Data excerpt:
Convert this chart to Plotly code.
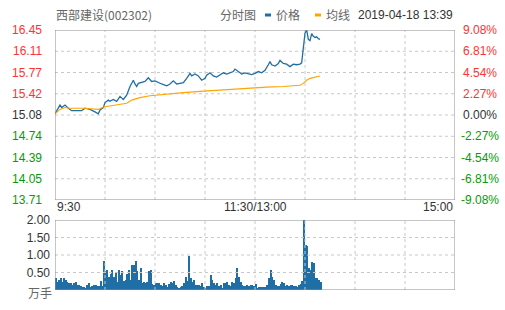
import plotly.graph_objects as go

# ---------------- data ----------------
pre_close = 15.08
price_range = [13.71, 16.45]
price_labels = ["13.71", "14.05", "14.39", "14.74", "15.08", "15.42", "15.77", "16.11", "16.45"]
pct_labels = ["-9.08%", "-6.81%", "-4.54%", "-2.27%", "0.00%", "2.27%", "4.54%", "6.81%", "9.08%"]
vol_range = [0, 2.0]
vol_ticks = [0.5, 1.0, 1.5, 2.0]
vol_labels = ["0.50", "1.00", "1.50", "2.00"]
time_range = [0, 240]

# minute index from 9:30 (afternoon continues after 11:30 at 13:00)
price_minutes = [0, 3, 4, 6, 8, 10, 13, 16, 18, 21, 24, 26, 27, 29, 30, 32, 33, 35, 37, 39,
                 41, 43, 45, 47, 48, 49, 50, 52, 54, 56, 58, 60, 62, 64, 67, 69, 71, 73, 75, 77,
                 79, 81, 82, 84, 86, 88, 90, 91, 93, 95, 97, 99, 101, 103, 105, 107, 108, 110, 112, 114,
                 116, 118, 120, 122, 124, 126, 128, 129, 130, 132, 134, 135, 137, 139, 141, 143, 145, 147, 148, 149,
                 150, 151, 152, 153, 154, 155, 156, 157, 158, 159]
prices = [15.10, 15.24, 15.20, 15.24, 15.19, 15.15, 15.15, 15.15, 15.19, 15.17, 15.13, 15.10, 15.16, 15.20, 15.28, 15.32, 15.30, 15.33, 15.30, 15.38,
          15.33, 15.40, 15.54, 15.64, 15.58, 15.54, 15.59, 15.60, 15.62, 15.68, 15.62, 15.63, 15.60, 15.58, 15.55, 15.58, 15.63, 15.58, 15.59, 15.60,
          15.67, 15.75, 15.71, 15.74, 15.71, 15.64, 15.67, 15.72, 15.76, 15.71, 15.69, 15.72, 15.76, 15.74, 15.76, 15.78, 15.82, 15.78, 15.74, 15.76,
          15.74, 15.73, 15.75, 15.78, 15.76, 15.80, 15.89, 15.94, 15.89, 15.87, 15.91, 15.96, 15.91, 15.90, 15.86, 15.90, 15.89, 15.90, 15.92, 16.15,
          16.40, 16.45, 16.30, 16.28, 16.39, 16.35, 16.33, 16.34, 16.31, 16.30]

avg_minutes = [0, 3, 6, 9, 17, 26, 29, 37, 43, 46, 51, 57, 67, 77, 87, 97, 107, 117, 127, 137, 146, 147, 149, 151, 153, 156, 159]
avg_prices = [15.10, 15.17, 15.20, 15.19, 15.19, 15.17, 15.21, 15.24, 15.27, 15.32, 15.36, 15.39, 15.42, 15.44, 15.46, 15.48, 15.50, 15.51, 15.53, 15.54,
              15.55, 15.56, 15.59, 15.64, 15.67, 15.69, 15.71]

# volume (万手), one value per minute from 9:30
volume = [0.35, 0.24, 0.29, 0.33, 0.24, 0.33, 0.29, 0.24, 0.19, 0.19,
          0.14, 0.19, 0.24, 0.14, 0.14, 0.12, 0.10, 0.10, 0.07, 0.14,
          0.19, 0.10, 0.12, 0.14, 0.14, 0.12, 0.12, 0.26, 0.12, 0.83,
          0.54, 0.57, 0.38, 0.45, 0.57, 0.38, 0.52, 0.24, 0.57, 0.43,
          0.54, 0.26, 0.29, 0.45, 0.57, 0.29, 0.71, 0.71, 0.83, 0.54,
          0.29, 0.62, 0.19, 0.24, 0.19, 0.24, 0.54, 0.57, 0.16, 0.14,
          0.19, 0.19, 0.19, 0.14, 0.12, 0.19, 0.14, 0.10, 0.16, 0.24,
          0.19, 0.26, 0.14, 0.10, 0.07, 0.10, 0.12, 0.19, 0.38, 0.26,
          0.98, 0.33, 0.24, 0.29, 0.14, 0.14, 0.14, 0.12, 0.19, 0.10,
          0.07, 0.12, 0.12, 0.43, 0.29, 0.19, 0.14, 0.19, 0.12, 0.14,
          0.07, 0.19, 0.19, 0.24, 0.14, 0.12, 0.24, 0.19, 0.33, 0.64,
          0.38, 0.24, 0.14, 0.12, 0.12, 0.14, 0.12, 0.14, 0.14, 0.12,
          0.16, 0.07, 0.10, 0.10, 0.10, 0.10, 0.10, 0.14, 0.33, 0.57,
          0.38, 0.29, 0.14, 0.12, 0.12, 0.16, 0.24, 0.19, 0.12, 0.14,
          0.12, 0.14, 0.14, 0.12, 0.11, 0.10, 0.14, 0.16, 0.26, 2.00,
          1.29, 1.27, 0.62, 0.57, 0.81, 0.78, 0.35, 0.33, 0.29, 0.24]

# ---------------- style ----------------
BLUE = "#1f6fa6"
ORANGE = "#ffa500"
RED = "#ff3333"
GREEN = "#079a07"
GRID = "#c8c8c8"
BORDER = "#8c8c8c"
FONT = "Liberation Sans, Arial, sans-serif"
CJK = "Noto Sans CJK SC, sans-serif"

W, H = 505, 310
ML, MR, MT, MB = 55, 50, 30, 20
PH = H - MT - MB  # 260


def py(pix_y):
    return (H - MB - pix_y) / PH


def px(pix_x):
    return (pix_x - ML) / (W - ML - MR)


def tick_color(i):
    return RED if i > 4 else (GREEN if i < 4 else "#333333")


lo, hi = price_range
price_tickvals = [lo + k * (hi - lo) / 8 for k in range(9)]
time_tickvals = [30 * k for k in range(9)]

fig = go.Figure()


def grid_trace(xs, ys, xa, ya, color, width, dash):
    fig.add_trace(go.Scatter(x=xs, y=ys, mode="lines", xaxis=xa, yaxis=ya,
                             line=dict(color=color, width=width, dash=dash),
                             hoverinfo="skip", showlegend=False, cliponaxis=False))


# dashed grid drawn first (under data), derived from the tick arrays
for panel_x, panel_y, yr, yt in (("x", "y", price_range, price_tickvals[1:-1]),
                                 ("x2", "y2", vol_range, vol_ticks[:-1])):
    gx, gy = [], []
    for t in time_tickvals[1:-1]:
        gx += [t, t, None]
        gy += [yr[0], yr[1], None]
    for v in yt:
        gx += [time_range[0], time_range[1], None]
        gy += [v, v, None]
    grid_trace(gx, gy, panel_x, panel_y, GRID, 1, "3px,3px")

fig.add_trace(go.Scatter(x=price_minutes, y=prices, mode="lines",
                         line=dict(color=BLUE, width=1.3), xaxis="x", yaxis="y",
                         hoverinfo="skip", showlegend=False))
fig.add_trace(go.Scatter(x=avg_minutes, y=avg_prices, mode="lines",
                         line=dict(color=ORANGE, width=1.1), xaxis="x", yaxis="y",
                         hoverinfo="skip", showlegend=False))
fig.add_trace(go.Bar(x=list(range(len(volume))), y=volume, width=1, offset=0,
                     marker=dict(color=BLUE, line=dict(width=0)),
                     xaxis="x2", yaxis="y2", hoverinfo="skip", showlegend=False))

# frames around both panels
for panel_x, panel_y, yr in (("x", "y", price_range), ("x2", "y2", vol_range)):
    x0, x1 = time_range
    grid_trace([x0, x1, x1, x0, x0], [yr[0], yr[0], yr[1], yr[1], yr[0]],
               panel_x, panel_y, BORDER, 1, "solid")

ax_common = dict(showgrid=False, showline=False, zeroline=False, ticks="")

fig.update_layout(
    width=W, height=H, margin=dict(l=ML, r=MR, t=MT, b=MB, autoexpand=False),
    paper_bgcolor="white", plot_bgcolor="white",
    font=dict(family=FONT, size=12, color="#333333"),
    xaxis=dict(domain=[0, 1], range=time_range, anchor="y", showticklabels=False, **ax_common),
    yaxis=dict(domain=[py(200), 1], range=price_range, anchor="x", showticklabels=False, **ax_common),
    xaxis2=dict(domain=[0, 1], range=time_range, anchor="y2", showticklabels=False, **ax_common),
    yaxis2=dict(domain=[0, py(220)], range=vol_range, anchor="x2",
                tickvals=vol_ticks, ticktext=vol_labels, ticklabelstandoff=4,
                tickfont=dict(size=12, color="#333333"), **ax_common),
    bargap=0,
)

ann = []
for i, v in enumerate(price_tickvals):
    ann.append(dict(text=price_labels[i], xref="paper", x=px(44), xanchor="right",
                    yref="y", y=v, yanchor="middle",
                    font=dict(family=FONT, size=12, color=tick_color(i))))
    ann.append(dict(text=pct_labels[i], xref="paper", x=px(480), xanchor="center",
                    yref="y", y=v, yanchor="middle",
                    font=dict(family=FONT, size=12, color=tick_color(i))))
ann.append(dict(text="9:30", x=0, xanchor="left", y=py(207), yanchor="middle"))
ann.append(dict(text="11:30/13:00", x=0.5, xanchor="center", y=py(207), yanchor="middle"))
ann.append(dict(text="15:00", x=1, xanchor="right", y=py(207), yanchor="middle"))
ann.append(dict(text="万手", x=px(26), xanchor="left", y=py(292), yanchor="middle",
                font=dict(family=CJK, size=12, color="#666666")))
ann.append(dict(text="西部建设(002302)", x=px(54), xanchor="left", y=py(15), yanchor="middle",
                font=dict(family=CJK, size=12, color="#666666")))
ann.append(dict(text="分时图", x=px(218), xanchor="left", y=py(15), yanchor="middle",
                font=dict(family=CJK, size=12, color="#666666")))
ann.append(dict(text="价格", x=px(274), xanchor="left", y=py(15), yanchor="middle",
                font=dict(family=CJK, size=12, color="#666666")))
ann.append(dict(text="均线", x=px(324), xanchor="left", y=py(15), yanchor="middle",
                font=dict(family=CJK, size=12, color="#666666")))
ann.append(dict(text="2019-04-18 13:39", x=1, xanchor="right", y=py(15), yanchor="middle",
                font=dict(family=FONT, size=12, color="#333333")))
for a in ann:
    a.setdefault("font", dict(family=FONT, size=12, color="#333333"))
    a.setdefault("xref", "paper")
    a.setdefault("yref", "paper")
    a["showarrow"] = False
fig.update_layout(annotations=ann)

fig.update_layout(shapes=[
    dict(type="line", xref="paper", yref="paper", x0=px(265), x1=px(271), y0=py(15), y1=py(15),
         line=dict(color=BLUE, width=3)),
    dict(type="line", xref="paper", yref="paper", x0=px(315), x1=px(321), y0=py(15), y1=py(15),
         line=dict(color=ORANGE, width=3)),
])

fig.write_html("out.html")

The problem: Make an exact copy of the lines from the top of the material through the line with "15.55, 15.56, 15.59, 15.64, 15.67, 15.69, 15.71]", pictures excluded.

Answer to the problem:
Convert this chart to Plotly code.
import plotly.graph_objects as go

# ---------------- data ----------------
pre_close = 15.08
price_range = [13.71, 16.45]
price_labels = ["13.71", "14.05", "14.39", "14.74", "15.08", "15.42", "15.77", "16.11", "16.45"]
pct_labels = ["-9.08%", "-6.81%", "-4.54%", "-2.27%", "0.00%", "2.27%", "4.54%", "6.81%", "9.08%"]
vol_range = [0, 2.0]
vol_ticks = [0.5, 1.0, 1.5, 2.0]
vol_labels = ["0.50", "1.00", "1.50", "2.00"]
time_range = [0, 240]

# minute index from 9:30 (afternoon continues after 11:30 at 13:00)
price_minutes = [0, 3, 4, 6, 8, 10, 13, 16, 18, 21, 24, 26, 27, 29, 30, 32, 33, 35, 37, 39,
                 41, 43, 45, 47, 48, 49, 50, 52, 54, 56, 58, 60, 62, 64, 67, 69, 71, 73, 75, 77,
                 79, 81, 82, 84, 86, 88, 90, 91, 93, 95, 97, 99, 101, 103, 105, 107, 108, 110, 112, 114,
                 116, 118, 120, 122, 124, 126, 128, 129, 130, 132, 134, 135, 137, 139, 141, 143, 145, 147, 148, 149,
                 150, 151, 152, 153, 154, 155, 156, 157, 158, 159]
prices = [15.10, 15.24, 15.20, 15.24, 15.19, 15.15, 15.15, 15.15, 15.19, 15.17, 15.13, 15.10, 15.16, 15.20, 15.28, 15.32, 15.30, 15.33, 15.30, 15.38,
          15.33, 15.40, 15.54, 15.64, 15.58, 15.54, 15.59, 15.60, 15.62, 15.68, 15.62, 15.63, 15.60, 15.58, 15.55, 15.58, 15.63, 15.58, 15.59, 15.60,
          15.67, 15.75, 15.71, 15.74, 15.71, 15.64, 15.67, 15.72, 15.76, 15.71, 15.69, 15.72, 15.76, 15.74, 15.76, 15.78, 15.82, 15.78, 15.74, 15.76,
          15.74, 15.73, 15.75, 15.78, 15.76, 15.80, 15.89, 15.94, 15.89, 15.87, 15.91, 15.96, 15.91, 15.90, 15.86, 15.90, 15.89, 15.90, 15.92, 16.15,
          16.40, 16.45, 16.30, 16.28, 16.39, 16.35, 16.33, 16.34, 16.31, 16.30]

avg_minutes = [0, 3, 6, 9, 17, 26, 29, 37, 43, 46, 51, 57, 67, 77, 87, 97, 107, 117, 127, 137, 146, 147, 149, 151, 153, 156, 159]
avg_prices = [15.10, 15.17, 15.20, 15.19, 15.19, 15.17, 15.21, 15.24, 15.27, 15.32, 15.36, 15.39, 15.42, 15.44, 15.46, 15.48, 15.50, 15.51, 15.53, 15.54,
              15.55, 15.56, 15.59, 15.64, 15.67, 15.69, 15.71]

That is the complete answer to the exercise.